Records excerpted from a collection:
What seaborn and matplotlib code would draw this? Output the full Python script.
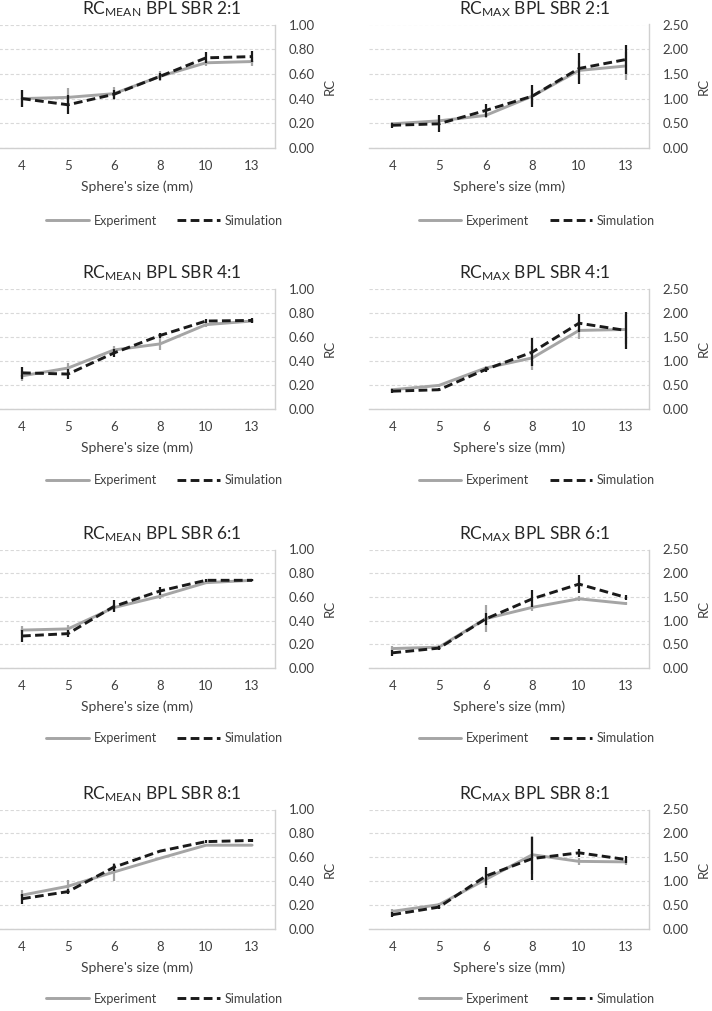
import numpy as np
import pandas as pd
import matplotlib
matplotlib.use("Agg")
import matplotlib.pyplot as plt
import seaborn as sns

sizes = ["4", "5", "6", "8", "10", "13"]

# RC mean
mean_exp_2 = [0.40, 0.41, 0.44, 0.58, 0.69, 0.70]
mean_exp_2_err = [0.07, 0.075, 0.05, 0.04, 0.03, 0.035]
mean_sim_2 = [0.40, 0.35, 0.435, 0.58, 0.73, 0.74]
mean_sim_2_err = [0.07, 0.077, 0.035, 0.03, 0.045, 0.045]

mean_exp_4 = [0.275, 0.34, 0.49, 0.54, 0.70, 0.73]
mean_exp_4_err = [0.04, 0.045, 0.03, 0.05, 0.02, 0.02]
mean_sim_4 = [0.30, 0.29, 0.465, 0.61, 0.73, 0.735]
mean_sim_4_err = [0.05, 0.04, 0.03, 0.02, 0.02, 0.02]

mean_exp_6 = [0.32, 0.33, 0.51, 0.605, 0.72, 0.74]
mean_exp_6_err = [0.035, 0.03, 0.03, 0.02, 0.015, 0.01]
mean_sim_6 = [0.27, 0.29, 0.52, 0.65, 0.74, 0.74]
mean_sim_6_err = [0.05, 0.03, 0.05, 0.03, 0.015, 0.01]

mean_exp_8 = [0.28, 0.355, 0.475, 0.59, 0.70, 0.70]
mean_exp_8_err = [0.045, 0.05, 0.075, 0.01, 0.01, 0.01]
mean_sim_8 = [0.25, 0.31, 0.515, 0.65, 0.73, 0.74]
mean_sim_8_err = [0.04, 0.02, 0.03, 0.01, 0.01, 0.01]

# RC max
max_exp_2 = [0.49, 0.55, 0.66, 1.05, 1.57, 1.66]
max_exp_2_err = [0.04, 0.10, 0.05, 0.15, 0.20, 0.28]
max_sim_2 = [0.46, 0.49, 0.76, 1.05, 1.61, 1.79]
max_sim_2_err = [0.05, 0.17, 0.13, 0.22, 0.32, 0.30]

max_exp_4 = [0.40, 0.49, 0.85, 1.06, 1.63, 1.65]
max_exp_4_err = [0.03, 0.03, 0.05, 0.25, 0.18, 0.30]
max_sim_4 = [0.37, 0.40, 0.82, 1.18, 1.78, 1.63]
max_sim_4_err = [0.04, 0.03, 0.05, 0.29, 0.19, 0.39]

max_exp_6 = [0.41, 0.44, 1.04, 1.28, 1.46, 1.36]
max_exp_6_err = [0.05, 0.05, 0.29, 0.07, 0.05, 0.03]
max_sim_6 = [0.32, 0.42, 1.035, 1.46, 1.77, 1.49]
max_sim_6_err = [0.06, 0.04, 0.13, 0.18, 0.19, 0.05]

max_exp_8 = [0.36, 0.50, 1.03, 1.55, 1.41, 1.40]
max_exp_8_err = [0.04, 0.04, 0.17, 0.40, 0.07, 0.06]
max_sim_8 = [0.29, 0.45, 1.10, 1.47, 1.59, 1.45]
max_sim_8_err = [0.05, 0.04, 0.19, 0.45, 0.08, 0.08]

ratios = ["2:1", "4:1", "6:1", "8:1"]

sns.set_style("white")
plt.rcParams['font.family'] = ['Lato', 'DejaVu Sans']
plt.rcParams['mathtext.fontset'] = 'custom'
plt.rcParams['mathtext.rm'] = 'Lato'
plt.rcParams['mathtext.it'] = 'Lato'

EXP_COLOR = "#a5a5a5"
SIM_COLOR = "#1a1a1a"
TXT = "#404040"


def draw_panel(ax, exp, exp_err, sim, sim_err, title, ymax, step):
    df = pd.DataFrame({"size": sizes * 2,
                       "rc": exp + sim,
                       "series": ["Experiment"] * 6 + ["Simulation"] * 6})
    ax.errorbar(sizes, exp, yerr=exp_err, fmt="none", ecolor=EXP_COLOR,
                elinewidth=1.6, capsize=0, zorder=2)
    sns.lineplot(data=df[df.series == "Experiment"], x="size", y="rc", ax=ax,
                 color=EXP_COLOR, linewidth=2.1, label="Experiment", zorder=3)
    ax.errorbar(sizes, sim, yerr=sim_err, fmt="none", ecolor=SIM_COLOR,
                elinewidth=1.6, capsize=0, zorder=4)
    sns.lineplot(data=df[df.series == "Simulation"], x="size", y="rc", ax=ax,
                 color=SIM_COLOR, linewidth=2.1, label="Simulation", zorder=5)
    ax.lines[-1].set_dashes([3, 1.5])

    ax.set_xlim(-0.5, len(sizes) - 0.5)
    ax.set_ylim(0, ymax)
    ax.set_yticks(np.arange(0, ymax + step / 2, step))
    ax.yaxis.set_major_formatter(matplotlib.ticker.FormatStrFormatter("%.2f"))
    ax.yaxis.tick_right()
    ax.yaxis.set_label_position("right")
    ax.grid(axis="y", color="#d9d9d9", linestyle=(0, (3, 2)), linewidth=0.8)
    ax.set_axisbelow(True)
    for s in ["top", "left"]:
        ax.spines[s].set_visible(False)
    for s in ["bottom", "right"]:
        ax.spines[s].set_color("#d0d0d0")
        ax.spines[s].set_linewidth(1.0)
    ax.tick_params(axis="both", length=0, labelsize=9.5, labelcolor=TXT)
    ax.tick_params(axis="x", pad=9)
    ax.tick_params(axis="y", pad=10)
    ax.set_xlabel("Sphere's size (mm)", fontsize=10, color=TXT, labelpad=6)
    ax.set_ylabel("RC", fontsize=9.5, color=TXT, labelpad=6)
    ax.set_title(title, fontsize=12.5, color="#262626", x=0.59, pad=7)
    ax.legend(loc="center", bbox_to_anchor=(0.6, -0.59), ncol=2, frameon=False,
              fontsize=9, handlelength=3.4, handletextpad=0.4, columnspacing=1.6,
              labelcolor=TXT)


fig = plt.figure(figsize=(7.12, 10.11), dpi=100)
W, H = 712, 1011
rows = [(24.5, 148), (288.5, 409), (549.5, 668), (809.5, 928.5)]
mean_sets = [(mean_exp_2, mean_exp_2_err, mean_sim_2, mean_sim_2_err),
             (mean_exp_4, mean_exp_4_err, mean_sim_4, mean_sim_4_err),
             (mean_exp_6, mean_exp_6_err, mean_sim_6, mean_sim_6_err),
             (mean_exp_8, mean_exp_8_err, mean_sim_8, mean_sim_8_err)]
max_sets = [(max_exp_2, max_exp_2_err, max_sim_2, max_sim_2_err),
            (max_exp_4, max_exp_4_err, max_sim_4, max_sim_4_err),
            (max_exp_6, max_exp_6_err, max_sim_6, max_sim_6_err),
            (max_exp_8, max_exp_8_err, max_sim_8, max_sim_8_err)]

for i, (top, bot) in enumerate(rows):
    h = (bot - top) / H
    y0 = 1 - bot / H
    ax1 = fig.add_axes([-1 / W, y0, 276 / W, h])
    draw_panel(ax1, *mean_sets[i], r"RC$_{\mathrm{MEAN}}$ BPL SBR " + ratios[i], 1.0, 0.2)
    ax2 = fig.add_axes([369 / W, y0, 280 / W, h])
    draw_panel(ax2, *max_sets[i], r"RC$_{\mathrm{MAX}}$ BPL SBR " + ratios[i], 2.5, 0.5)

fig.savefig("out.png", dpi=100)
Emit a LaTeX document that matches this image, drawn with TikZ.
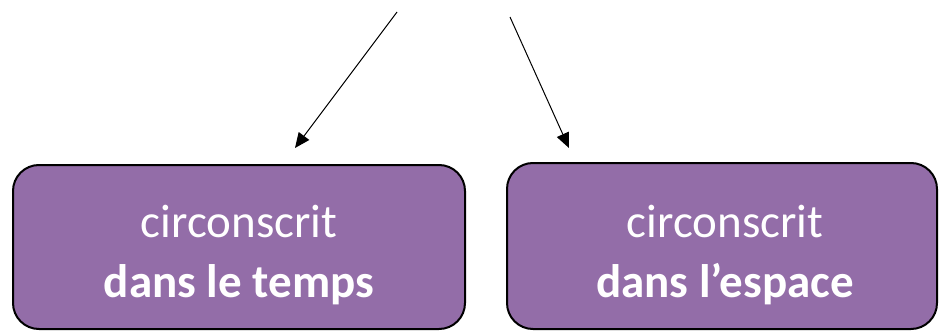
\documentclass[tikz,border=0pt]{standalone}
\usepackage{fontspec}
\setmainfont{Carlito}
\usetikzlibrary{arrows.meta}
\definecolor{boxpurple}{RGB}{147,109,168}
\tikzset{
  purplebox/.style={draw=black, line width=2pt, fill=boxpurple, rounded corners=26pt, inner sep=0pt},
  boxtext/.style={text=white, anchor=base, inner sep=0pt, font=\fontsize{47}{56}\selectfont},
  linkarrow/.style={draw=black, line width=1pt, -{Triangle[length=15pt,width=13pt]}}
}
\begin{document}
\begin{tikzpicture}[x=1pt,y=1pt]
\useasboundingbox (0,0) rectangle (940,330);
\node[purplebox, minimum width=452pt, minimum height=164pt] (left) at (239,83) {};
\node[purplebox, minimum width=430pt, minimum height=166pt] (right) at (722,84) {};
\node[boxtext] (l1) at (239,93) {circonscrit};
\node[boxtext] (l2) at (239,33) {\bfseries dans le temps};
\node[boxtext] (r1) at (725,93) {circonscrit};
\node[boxtext] (r2) at (725,33) {\bfseries dans l’espace};
\coordinate (s1) at (397,318);
\coordinate (t1) at (295,182);
\coordinate (s2) at (510,313);
\coordinate (t2) at (569,182);
\draw[linkarrow] (s1) -- (t1);
\draw[linkarrow] (s2) -- (t2);
\end{tikzpicture}
\end{document}
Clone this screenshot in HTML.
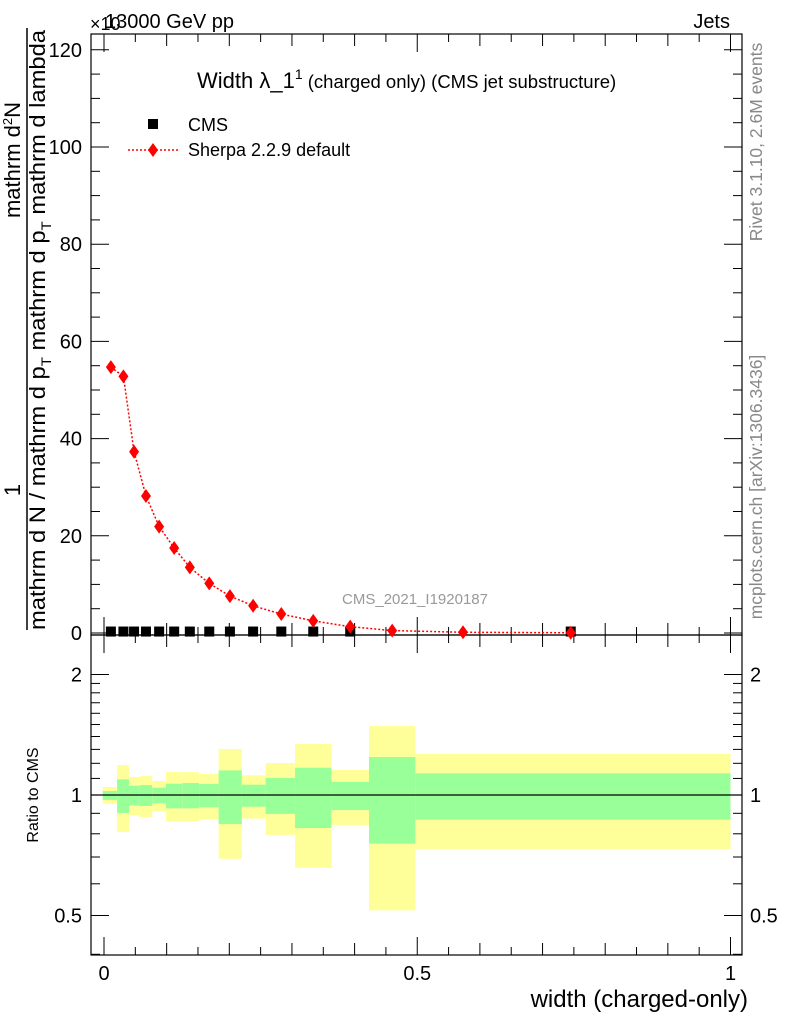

● WRITTEN INSTRUCTION
Exactly the lines from the one with "Emit a LaTeX" through the end of the listing above are to be repeated, with no pictures.

● RESULT OF THE TASK
Emit a LaTeX document that matches this image, drawn with TikZ.
\documentclass[tikz,border=0pt]{standalone}
\usepackage{fontspec}
\setmainfont{Carlito}
\usetikzlibrary{arrows.meta}
\definecolor{boxpurple}{RGB}{147,109,168}
\tikzset{
  purplebox/.style={draw=black, line width=2pt, fill=boxpurple, rounded corners=26pt, inner sep=0pt},
  boxtext/.style={text=white, anchor=base, inner sep=0pt, font=\fontsize{47}{56}\selectfont},
  linkarrow/.style={draw=black, line width=1pt, -{Triangle[length=15pt,width=13pt]}}
}
\begin{document}
\begin{tikzpicture}[x=1pt,y=1pt]
\useasboundingbox (0,0) rectangle (940,330);
\node[purplebox, minimum width=452pt, minimum height=164pt] (left) at (239,83) {};
\node[purplebox, minimum width=430pt, minimum height=166pt] (right) at (722,84) {};
\node[boxtext] (l1) at (239,93) {circonscrit};
\node[boxtext] (l2) at (239,33) {\bfseries dans le temps};
\node[boxtext] (r1) at (725,93) {circonscrit};
\node[boxtext] (r2) at (725,33) {\bfseries dans l’espace};
\coordinate (s1) at (397,318);
\coordinate (t1) at (295,182);
\coordinate (s2) at (510,313);
\coordinate (t2) at (569,182);
\draw[linkarrow] (s1) -- (t1);
\draw[linkarrow] (s2) -- (t2);
\end{tikzpicture}
\end{document}
Clone this screenshot in HTML.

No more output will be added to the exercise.